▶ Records
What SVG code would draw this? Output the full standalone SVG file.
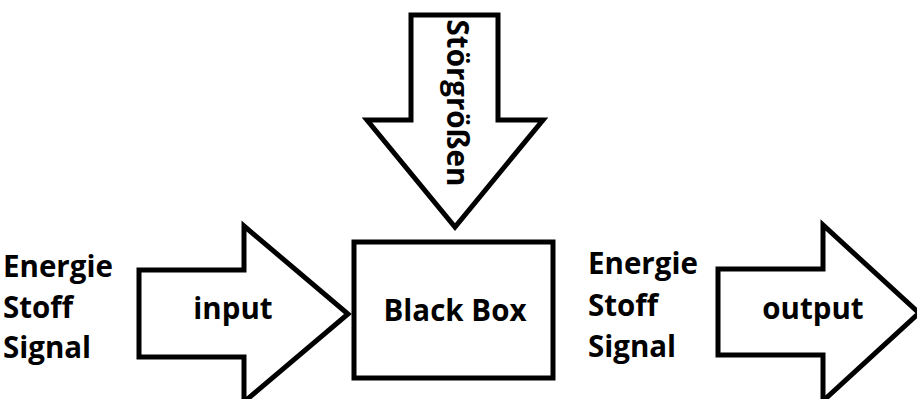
<svg xmlns="http://www.w3.org/2000/svg" width="917" height="399" viewBox="0 0 917 399">
  <style>
    .shape { fill: #ffffff; stroke: #000000; stroke-width: 5; stroke-linejoin: miter; }
    .lbl { font-family: "Open Sans", "Noto Sans", sans-serif; font-weight: bold; font-size: 29.5px; fill: #000000; }
    .mid { text-anchor: middle; }
  </style>
  <rect x="0" y="0" width="917" height="399" fill="#ffffff"/>

  <!-- Block arrows (connectors) -->
  <g id="connectors">
    <g id="arrow-disturbance">
      <polygon class="shape" points="411,15 498,15 498,120 543,120 455,227 367,120 411,120"/>
      <text class="lbl" transform="translate(447,103) rotate(90)" text-anchor="middle">Störgrößen</text>
    </g>
    <g id="arrow-input">
      <polygon class="shape" points="139,270 244,270 244,226 348,314 244,402 244,357 139,357"/>
      <text class="lbl mid" x="233" y="319">input</text>
    </g>
    <g id="arrow-output">
      <polygon class="shape" points="718,269 823,269 823,225 919,313 823,401 823,355 718,355"/>
      <text class="lbl mid" x="813" y="319">output</text>
    </g>
  </g>

  <!-- Central system block -->
  <g id="black-box">
    <rect class="shape" x="354" y="242" width="199" height="136"/>
    <text class="lbl mid" x="455" y="321">Black Box</text>
  </g>

  <!-- Input quantities -->
  <g id="input-labels">
    <text class="lbl" x="3" y="277">Energie</text>
    <text class="lbl" x="3" y="318">Stoff</text>
    <text class="lbl" x="3" y="358">Signal</text>
  </g>

  <!-- Output quantities -->
  <g id="output-labels">
    <text class="lbl" x="588" y="274">Energie</text>
    <text class="lbl" x="588" y="316">Stoff</text>
    <text class="lbl" x="588" y="357">Signal</text>
  </g>
</svg>
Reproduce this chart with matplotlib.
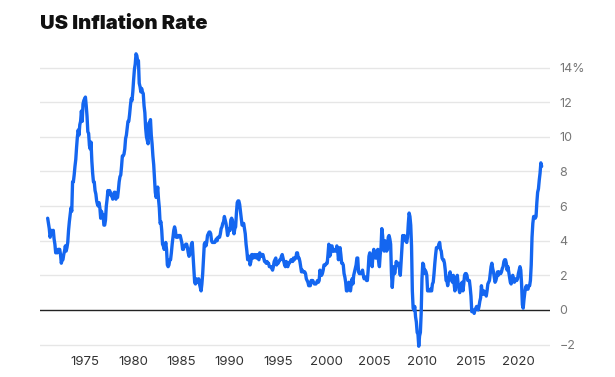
import matplotlib
matplotlib.use("Agg")
import matplotlib.pyplot as plt
import numpy as np

# Monthly US CPI inflation rate (% year over year), Jan 1971 onward
start_year = 1971
infl_1970s = [
    5.3, 5.0, 4.7, 4.2, 4.4, 4.6, 4.4, 4.6, 4.1, 3.8, 3.3, 3.4,
    3.3, 3.5, 3.5, 3.5, 3.2, 2.7, 2.9, 2.9, 3.2, 3.4, 3.7, 3.4,
    3.6, 3.9, 4.6, 5.1, 5.5, 5.9, 5.7, 7.4, 7.4, 7.8, 8.3, 8.7,
    9.4, 10.0, 10.4, 10.1, 10.7, 10.9, 11.5, 10.9, 11.9, 12.1, 12.2, 12.3,
    11.8, 11.2, 10.3, 10.2, 9.5, 9.3, 9.7, 8.6, 7.9, 7.4, 7.4, 6.9,
    6.7, 6.3, 6.1, 6.0, 6.2, 5.9, 5.3, 5.7, 5.5, 5.5, 4.9, 4.9,
    5.2, 6.0, 6.4, 6.9, 6.7, 6.9, 6.8, 6.6, 6.6, 6.4, 6.7, 6.8,
    6.8, 6.4, 6.6, 6.5, 6.9, 7.4, 7.7, 7.8, 8.3, 8.9, 8.9, 9.0,
    9.3, 9.9, 10.1, 10.5, 10.9, 10.9, 11.3, 11.8, 12.2, 12.1, 12.6, 13.3,
]
infl_1980s = [
    13.9, 14.2, 14.8, 14.7, 14.4, 14.4, 13.1, 12.9, 12.6, 12.8, 12.6, 12.5,
    11.8, 11.4, 10.5, 10.0, 9.8, 9.6, 10.8, 10.8, 11.0, 10.1, 9.6, 8.9,
    8.4, 7.6, 6.8, 6.5, 6.7, 7.1, 6.4, 5.9, 5.0, 5.1, 4.6, 3.8,
    3.7, 3.5, 3.6, 3.9, 3.5, 2.6, 2.5, 2.6, 2.9, 2.9, 3.3, 3.8,
    4.2, 4.6, 4.8, 4.6, 4.2, 4.2, 4.2, 4.3, 4.3, 4.3, 4.1, 3.9,
    3.5, 3.5, 3.7, 3.7, 3.8, 3.8, 3.6, 3.3, 3.1, 3.2, 3.5, 3.8,
    3.9, 3.1, 2.2, 1.6, 1.5, 1.8, 1.6, 1.6, 1.8, 1.5, 1.3, 1.1,
    1.5, 2.1, 3.0, 3.8, 3.9, 3.7, 3.9, 4.3, 4.4, 4.5, 4.5, 4.4,
    4.0, 3.9, 3.9, 3.9, 3.9, 4.0, 4.1, 4.0, 4.2, 4.2, 4.2, 4.4,
    4.7, 4.8, 5.0, 5.1, 5.4, 5.2, 5.0, 4.7, 4.3, 4.5, 4.7, 4.6,
]
infl_1990s = [
    5.2, 5.3, 5.2, 4.7, 4.4, 4.7, 4.8, 5.6, 6.2, 6.3, 6.3, 6.1,
    5.7, 5.3, 4.9, 4.9, 5.0, 4.7, 4.4, 3.8, 3.4, 2.9, 3.0, 3.1,
    2.6, 2.8, 3.2, 3.2, 3.0, 3.1, 3.2, 3.1, 3.0, 3.2, 3.0, 2.9,
    3.3, 3.2, 3.1, 3.2, 3.2, 3.0, 2.8, 2.8, 2.7, 2.8, 2.7, 2.7,
    2.5, 2.5, 2.5, 2.4, 2.3, 2.5, 2.8, 2.9, 3.0, 2.6, 2.7, 2.7,
    2.8, 2.9, 2.9, 3.1, 3.2, 3.0, 2.8, 2.6, 2.5, 2.8, 2.6, 2.5,
    2.7, 2.7, 2.8, 2.9, 2.9, 2.8, 3.0, 2.9, 3.0, 3.0, 3.3, 3.3,
    3.0, 3.0, 2.8, 2.5, 2.2, 2.3, 2.2, 2.2, 2.2, 2.1, 1.8, 1.7,
    1.6, 1.4, 1.4, 1.4, 1.7, 1.7, 1.7, 1.6, 1.5, 1.5, 1.5, 1.6,
    1.7, 1.6, 1.7, 2.3, 2.1, 2.0, 2.1, 2.3, 2.6, 2.6, 2.6, 2.7,
]
infl_2000s = [
    2.7, 3.2, 3.8, 3.1, 3.2, 3.7, 3.7, 3.4, 3.5, 3.4, 3.4, 3.4,
    3.7, 3.5, 2.9, 3.3, 3.6, 3.2, 2.7, 2.7, 2.6, 2.1, 1.9, 1.6,
    1.1, 1.1, 1.5, 1.6, 1.2, 1.1, 1.5, 1.8, 1.5, 2.0, 2.2, 2.4,
    2.6, 3.0, 3.0, 2.2, 2.1, 2.1, 2.1, 2.2, 2.3, 2.0, 1.8, 1.9,
    1.9, 1.7, 1.7, 2.3, 3.1, 3.3, 3.0, 2.7, 2.5, 3.2, 3.5, 3.3,
    3.0, 3.0, 3.1, 3.5, 2.8, 2.5, 3.2, 3.6, 4.7, 4.3, 3.5, 3.4,
    4.0, 3.6, 3.4, 3.5, 4.2, 4.3, 4.1, 3.8, 2.1, 1.3, 2.0, 2.5,
    2.1, 2.4, 2.8, 2.6, 2.7, 2.7, 2.4, 2.0, 2.8, 3.5, 4.3, 4.1,
    4.3, 4.0, 4.0, 3.9, 4.2, 5.0, 5.6, 5.4, 4.9, 3.7, 1.1, 0.1,
    0.0, 0.2, -0.4, -0.7, -1.3, -1.4, -2.1, -1.5, -1.3, -0.2, 1.8, 2.7,
]
infl_2010s = [
    2.6, 2.1, 2.3, 2.2, 2.0, 1.1, 1.2, 1.1, 1.1, 1.2, 1.1, 1.5,
    1.6, 2.1, 2.7, 3.2, 3.6, 3.6, 3.6, 3.8, 3.9, 3.5, 3.4, 3.0,
    2.9, 2.9, 2.7, 2.3, 1.7, 1.7, 1.4, 1.7, 2.0, 2.2, 1.8, 1.7,
    1.6, 2.0, 1.5, 1.1, 1.4, 1.8, 2.0, 1.5, 1.2, 1.0, 1.2, 1.5,
    1.6, 1.1, 1.5, 2.0, 2.1, 2.1, 2.0, 1.7, 1.7, 1.7, 1.3, 0.8,
    -0.1, 0.0, -0.1, -0.2, 0.0, 0.1, 0.2, 0.2, 0.0, 0.2, 0.5, 0.7,
    1.4, 1.0, 0.9, 1.1, 1.0, 1.0, 0.8, 1.1, 1.5, 1.6, 1.7, 2.1,
    2.5, 2.7, 2.4, 2.2, 1.9, 1.6, 1.7, 1.9, 2.2, 2.0, 2.2, 2.1,
    2.1, 2.2, 2.4, 2.5, 2.8, 2.9, 2.9, 2.7, 2.3, 2.5, 2.2, 1.9,
    1.6, 1.5, 1.9, 2.0, 1.8, 1.6, 1.8, 1.7, 1.7, 1.8, 2.1, 2.3,
]
infl_2020s = [
    2.5, 2.3, 1.5, 0.3, 0.1, 0.6, 1.0, 1.3, 1.4, 1.2, 1.2, 1.4,
    1.4, 1.7, 2.6, 4.2, 5.0, 5.4, 5.4, 5.3, 5.4, 6.2, 6.8, 7.0,
    7.5, 7.9, 8.5, 8.3,
]

year_ticks = [1975, 1980, 1985, 1990, 1995, 2000, 2005, 2010, 2015, 2020]
y_ticks = [-2, 0, 2, 4, 6, 8, 10, 12, 14]
y_tick_labels = ["\u22122", "0", "2", "4", "6", "8", "10", "12", "14%"]

values = np.array(infl_1970s + infl_1980s + infl_1990s + infl_2000s
                  + infl_2010s + infl_2020s)
dates = start_year + (np.arange(len(values)) + 1.5) / 12.0

plt.rcParams["font.family"] = ["Inter", "DejaVu Sans"]

fig = plt.figure(figsize=(6.15, 3.77), dpi=100)
ax = fig.add_axes([40 / 615, 1 - 348 / 377, 510 / 615, (348 - 46.9) / 377])

ax.set_xlim(1970.33, 2023.24)
ax.set_ylim(-2.2, 15.2)

for yv in y_ticks:
    if yv == 0:
        continue
    ax.axhline(yv, color="#e6e6e6", lw=1.0, zorder=1)
ax.axhline(0, color="#222222", lw=1.0, zorder=2)

ax.plot(dates, values, color="#1466f0", lw=2.4, zorder=3,
        solid_joinstyle="round", solid_capstyle="round")

for s in ax.spines.values():
    s.set_visible(False)

ax.set_xticks(year_ticks)
ax.set_xticklabels([str(y) for y in year_ticks])
ax.tick_params(axis="x", length=0, pad=6, labelsize=9.5, labelcolor="#333333")

ax.yaxis.tick_right()
ax.set_yticks(y_ticks)
ax.set_yticklabels(y_tick_labels)
ax.tick_params(axis="y", length=0, pad=7, labelsize=9, labelcolor="#777777")

fig.text(40 / 615, 1 - 24 / 377, "US Inflation Rate", fontsize=14.5,
         fontweight=900, color="#111111", va="center", ha="left")

fig.savefig("out.png", dpi=100)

▶ Given instruction
List the lines of the entries that include "matplotlib".

▶ Worked solution
Reproduce this chart with matplotlib.
import matplotlib
matplotlib.use("Agg")
import matplotlib.pyplot as plt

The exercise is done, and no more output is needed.